Go through the data and copy every line exactly, but not the images.
## Start STORED DATA
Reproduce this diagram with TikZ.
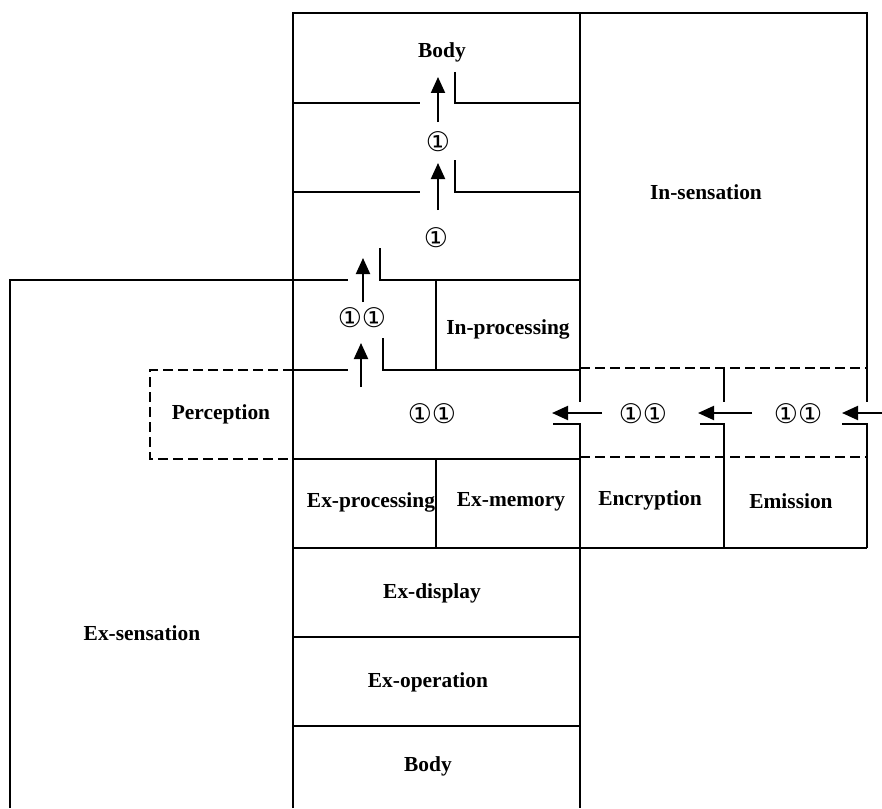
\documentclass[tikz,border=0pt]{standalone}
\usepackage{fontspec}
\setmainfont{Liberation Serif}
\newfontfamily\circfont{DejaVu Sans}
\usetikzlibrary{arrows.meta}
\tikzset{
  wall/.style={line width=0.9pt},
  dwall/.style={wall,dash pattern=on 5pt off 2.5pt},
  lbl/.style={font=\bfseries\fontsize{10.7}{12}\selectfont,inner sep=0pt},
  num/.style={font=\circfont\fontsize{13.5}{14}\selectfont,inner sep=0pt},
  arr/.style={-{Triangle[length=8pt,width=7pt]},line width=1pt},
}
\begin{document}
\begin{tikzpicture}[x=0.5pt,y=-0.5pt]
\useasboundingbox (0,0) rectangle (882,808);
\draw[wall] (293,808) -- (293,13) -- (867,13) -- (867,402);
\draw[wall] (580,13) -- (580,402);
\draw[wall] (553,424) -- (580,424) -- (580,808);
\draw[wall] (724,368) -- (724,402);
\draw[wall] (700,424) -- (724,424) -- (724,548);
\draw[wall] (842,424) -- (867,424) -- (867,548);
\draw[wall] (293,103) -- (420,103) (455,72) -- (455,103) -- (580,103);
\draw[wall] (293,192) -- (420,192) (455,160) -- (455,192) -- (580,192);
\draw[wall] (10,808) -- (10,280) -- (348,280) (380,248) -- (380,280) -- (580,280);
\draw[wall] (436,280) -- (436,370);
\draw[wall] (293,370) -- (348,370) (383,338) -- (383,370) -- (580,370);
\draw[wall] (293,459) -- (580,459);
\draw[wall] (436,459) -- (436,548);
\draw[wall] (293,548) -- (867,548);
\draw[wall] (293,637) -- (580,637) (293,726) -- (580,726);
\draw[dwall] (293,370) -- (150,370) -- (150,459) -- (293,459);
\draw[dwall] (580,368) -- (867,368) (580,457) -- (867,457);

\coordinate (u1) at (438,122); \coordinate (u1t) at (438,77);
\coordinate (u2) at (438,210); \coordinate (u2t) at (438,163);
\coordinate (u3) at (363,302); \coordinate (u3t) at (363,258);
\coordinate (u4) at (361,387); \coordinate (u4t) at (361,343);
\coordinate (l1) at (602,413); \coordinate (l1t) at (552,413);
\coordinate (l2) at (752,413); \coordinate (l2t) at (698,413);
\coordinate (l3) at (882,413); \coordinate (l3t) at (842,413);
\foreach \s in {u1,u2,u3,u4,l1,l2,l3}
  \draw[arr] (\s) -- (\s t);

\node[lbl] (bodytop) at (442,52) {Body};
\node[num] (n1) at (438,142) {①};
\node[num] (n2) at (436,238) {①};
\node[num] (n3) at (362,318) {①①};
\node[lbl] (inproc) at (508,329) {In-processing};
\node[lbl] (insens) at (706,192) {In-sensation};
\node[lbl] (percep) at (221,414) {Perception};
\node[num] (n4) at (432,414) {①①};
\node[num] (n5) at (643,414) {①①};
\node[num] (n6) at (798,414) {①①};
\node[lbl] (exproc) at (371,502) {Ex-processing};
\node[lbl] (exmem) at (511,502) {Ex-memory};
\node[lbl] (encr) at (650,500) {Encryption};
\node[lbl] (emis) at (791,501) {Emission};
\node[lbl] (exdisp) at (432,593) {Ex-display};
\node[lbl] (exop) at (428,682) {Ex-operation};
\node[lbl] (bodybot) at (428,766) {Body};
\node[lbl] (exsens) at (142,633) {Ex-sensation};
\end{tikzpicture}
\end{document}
## End STORED DATA
RESPONSE FOR THIS EXERCISE
Reproduce this diagram with TikZ.
\documentclass[tikz,border=0pt]{standalone}
\usepackage{fontspec}
\setmainfont{Liberation Serif}
\newfontfamily\circfont{DejaVu Sans}
\usetikzlibrary{arrows.meta}
\tikzset{
  wall/.style={line width=0.9pt},
  dwall/.style={wall,dash pattern=on 5pt off 2.5pt},
  lbl/.style={font=\bfseries\fontsize{10.7}{12}\selectfont,inner sep=0pt},
  num/.style={font=\circfont\fontsize{13.5}{14}\selectfont,inner sep=0pt},
  arr/.style={-{Triangle[length=8pt,width=7pt]},line width=1pt},
}
\begin{document}
\begin{tikzpicture}[x=0.5pt,y=-0.5pt]
\useasboundingbox (0,0) rectangle (882,808);
\draw[wall] (293,808) -- (293,13) -- (867,13) -- (867,402);
\draw[wall] (580,13) -- (580,402);
\draw[wall] (553,424) -- (580,424) -- (580,808);
\draw[wall] (724,368) -- (724,402);
\draw[wall] (700,424) -- (724,424) -- (724,548);
\draw[wall] (842,424) -- (867,424) -- (867,548);
\draw[wall] (293,103) -- (420,103) (455,72) -- (455,103) -- (580,103);
\draw[wall] (293,192) -- (420,192) (455,160) -- (455,192) -- (580,192);
\draw[wall] (10,808) -- (10,280) -- (348,280) (380,248) -- (380,280) -- (580,280);
\draw[wall] (436,280) -- (436,370);
\draw[wall] (293,370) -- (348,370) (383,338) -- (383,370) -- (580,370);
\draw[wall] (293,459) -- (580,459);
\draw[wall] (436,459) -- (436,548);
\draw[wall] (293,548) -- (867,548);
\draw[wall] (293,637) -- (580,637) (293,726) -- (580,726);
\draw[dwall] (293,370) -- (150,370) -- (150,459) -- (293,459);
\draw[dwall] (580,368) -- (867,368) (580,457) -- (867,457);

\coordinate (u1) at (438,122); \coordinate (u1t) at (438,77);
\coordinate (u2) at (438,210); \coordinate (u2t) at (438,163);
\coordinate (u3) at (363,302); \coordinate (u3t) at (363,258);
\coordinate (u4) at (361,387); \coordinate (u4t) at (361,343);
\coordinate (l1) at (602,413); \coordinate (l1t) at (552,413);
\coordinate (l2) at (752,413); \coordinate (l2t) at (698,413);
\coordinate (l3) at (882,413); \coordinate (l3t) at (842,413);
\foreach \s in {u1,u2,u3,u4,l1,l2,l3}
  \draw[arr] (\s) -- (\s t);

\node[lbl] (bodytop) at (442,52) {Body};
\node[num] (n1) at (438,142) {①};
\node[num] (n2) at (436,238) {①};
\node[num] (n3) at (362,318) {①①};
\node[lbl] (inproc) at (508,329) {In-processing};
\node[lbl] (insens) at (706,192) {In-sensation};
\node[lbl] (percep) at (221,414) {Perception};
\node[num] (n4) at (432,414) {①①};
\node[num] (n5) at (643,414) {①①};
\node[num] (n6) at (798,414) {①①};
\node[lbl] (exproc) at (371,502) {Ex-processing};
\node[lbl] (exmem) at (511,502) {Ex-memory};
\node[lbl] (encr) at (650,500) {Encryption};
\node[lbl] (emis) at (791,501) {Emission};
\node[lbl] (exdisp) at (432,593) {Ex-display};
\node[lbl] (exop) at (428,682) {Ex-operation};
\node[lbl] (bodybot) at (428,766) {Body};
\node[lbl] (exsens) at (142,633) {Ex-sensation};
\end{tikzpicture}
\end{document}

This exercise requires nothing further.